Enhancing Rotation-Invariant 3D Learning with Global Pose Awareness and Attention Mechanisms
This addresses a specific limitation in 3D point cloud processing for tasks requiring fine-grained spatial discrimination, representing a novel method for a known bottleneck rather than a broad breakthrough.
The paper tackled the problem of rotation-invariant 3D learning losing global pose information, which causes failures like Wing-tip feature collapse, by introducing Shadow-informed Pose Features and Rotation-invariant Attention Convolution to preserve global awareness while maintaining invariance, resulting in substantial performance gains on classification and part segmentation benchmarks under arbitrary rotations.
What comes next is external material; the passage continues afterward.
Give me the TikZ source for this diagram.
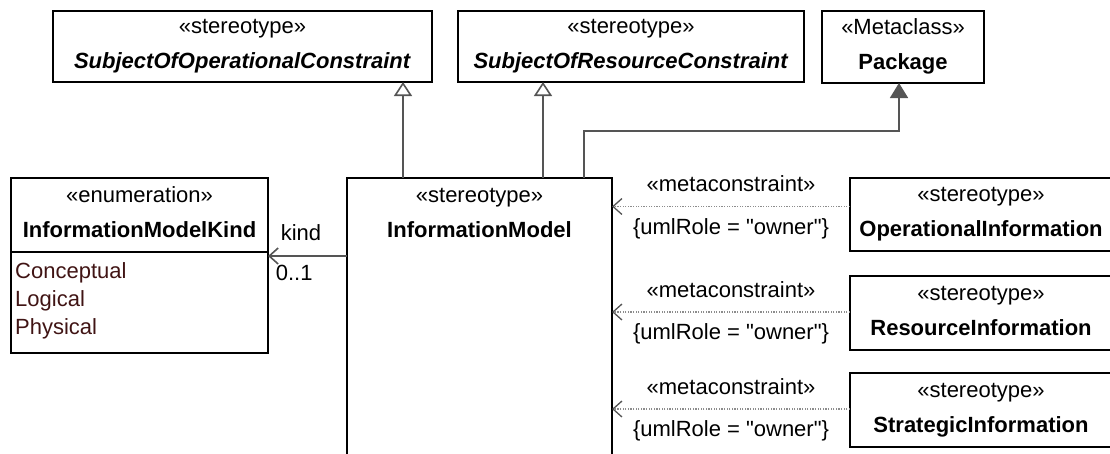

Recent advances in rotation-invariant (RI) learning for 3D point clouds typically replace raw coordinates with handcrafted RI features to ensure robustness under arbitrary rotations. However, these approaches often suffer from the loss of global pose information, making them incapable of distinguishing geometrically similar but spatially distinct structures. We identify that this limitation stems from the restricted receptive field in existing RI methods, leading to Wing-tip feature collapse, a failure to differentiate symmetric components (e.g., left and right airplane wings) due to indistinguishable local geometries. To overcome this challenge, we introduce the Shadow-informed Pose Feature (SiPF), which augments local RI descriptors with a globally consistent reference point (referred to as the 'shadow') derived from a learned shared rotation. This mechanism enables the model to preserve global pose awareness while maintaining rotation invariance. We further propose Rotation-invariant Attention Convolution (RIAttnConv), an attention-based operator that integrates SiPFs into the feature aggregation process, thereby enhancing the model's capacity to distinguish structurally similar components. Additionally, we design a task-adaptive shadow locating module based on the Bingham distribution over unit quaternions, which dynamically learns the optimal global rotation for constructing consistent shadows. Extensive experiments on 3D classification and part segmentation benchmarks demonstrate that our approach substantially outperforms existing RI methods, particularly in tasks requiring fine-grained spatial discrimination under arbitrary rotations.